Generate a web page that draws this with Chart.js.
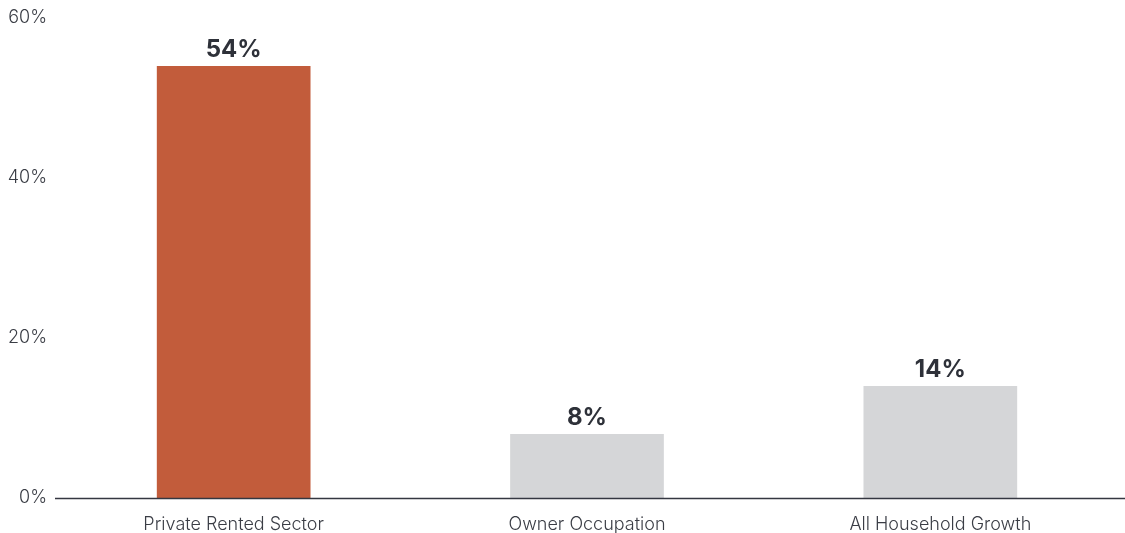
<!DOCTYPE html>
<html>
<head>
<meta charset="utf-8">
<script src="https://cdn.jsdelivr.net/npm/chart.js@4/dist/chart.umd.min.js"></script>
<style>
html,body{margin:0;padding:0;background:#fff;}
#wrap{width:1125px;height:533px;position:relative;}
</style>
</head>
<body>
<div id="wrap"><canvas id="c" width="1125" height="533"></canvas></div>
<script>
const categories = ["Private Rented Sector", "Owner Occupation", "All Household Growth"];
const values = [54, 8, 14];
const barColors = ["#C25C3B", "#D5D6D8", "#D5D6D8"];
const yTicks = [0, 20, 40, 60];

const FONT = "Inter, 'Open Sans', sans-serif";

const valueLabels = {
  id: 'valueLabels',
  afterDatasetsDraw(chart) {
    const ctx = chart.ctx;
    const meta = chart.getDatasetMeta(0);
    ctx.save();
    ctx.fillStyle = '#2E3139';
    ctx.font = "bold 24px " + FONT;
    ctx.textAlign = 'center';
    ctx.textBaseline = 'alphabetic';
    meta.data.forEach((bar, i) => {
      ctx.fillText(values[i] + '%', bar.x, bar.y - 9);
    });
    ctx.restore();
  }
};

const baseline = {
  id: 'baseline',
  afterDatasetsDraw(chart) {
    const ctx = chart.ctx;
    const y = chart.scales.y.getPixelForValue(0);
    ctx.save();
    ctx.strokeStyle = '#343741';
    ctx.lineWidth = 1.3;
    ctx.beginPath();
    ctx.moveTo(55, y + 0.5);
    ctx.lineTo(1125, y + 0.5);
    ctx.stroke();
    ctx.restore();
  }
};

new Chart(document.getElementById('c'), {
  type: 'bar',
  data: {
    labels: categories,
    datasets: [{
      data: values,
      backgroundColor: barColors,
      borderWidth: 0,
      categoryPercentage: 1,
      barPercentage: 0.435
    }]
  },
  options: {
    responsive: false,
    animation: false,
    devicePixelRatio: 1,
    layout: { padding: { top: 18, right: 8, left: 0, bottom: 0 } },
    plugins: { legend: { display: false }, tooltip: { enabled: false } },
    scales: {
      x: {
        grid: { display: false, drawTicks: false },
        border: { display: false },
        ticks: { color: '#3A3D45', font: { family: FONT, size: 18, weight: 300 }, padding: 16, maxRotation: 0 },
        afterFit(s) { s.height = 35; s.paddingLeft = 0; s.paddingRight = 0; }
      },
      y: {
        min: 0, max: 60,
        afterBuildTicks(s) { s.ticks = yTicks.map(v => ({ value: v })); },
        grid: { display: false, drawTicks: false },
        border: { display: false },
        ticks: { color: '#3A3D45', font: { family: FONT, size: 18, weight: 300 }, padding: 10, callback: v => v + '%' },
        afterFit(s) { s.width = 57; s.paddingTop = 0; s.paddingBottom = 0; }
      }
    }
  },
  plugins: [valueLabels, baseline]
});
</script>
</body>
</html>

..........

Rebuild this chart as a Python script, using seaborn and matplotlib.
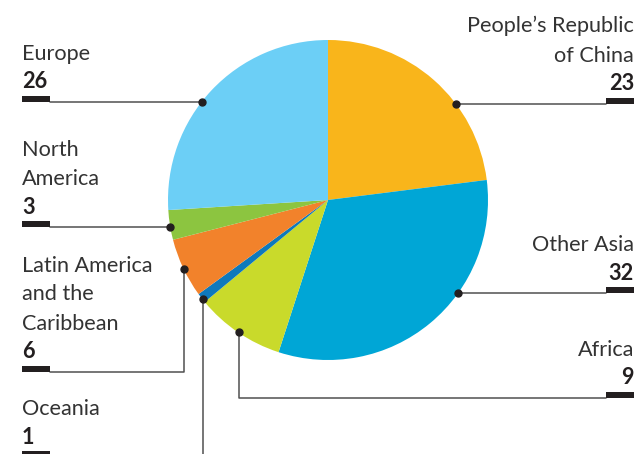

..........

■ PROMPT
Lines from the records above that hold "script" are the ones to list.

■ ANSWER IN FULL
<script src="https://cdn.jsdelivr.net/npm/chart.js@4/dist/chart.umd.min.js"></script>
<script>
</script>
Rebuild this chart as a Python script, using seaborn and matplotlib.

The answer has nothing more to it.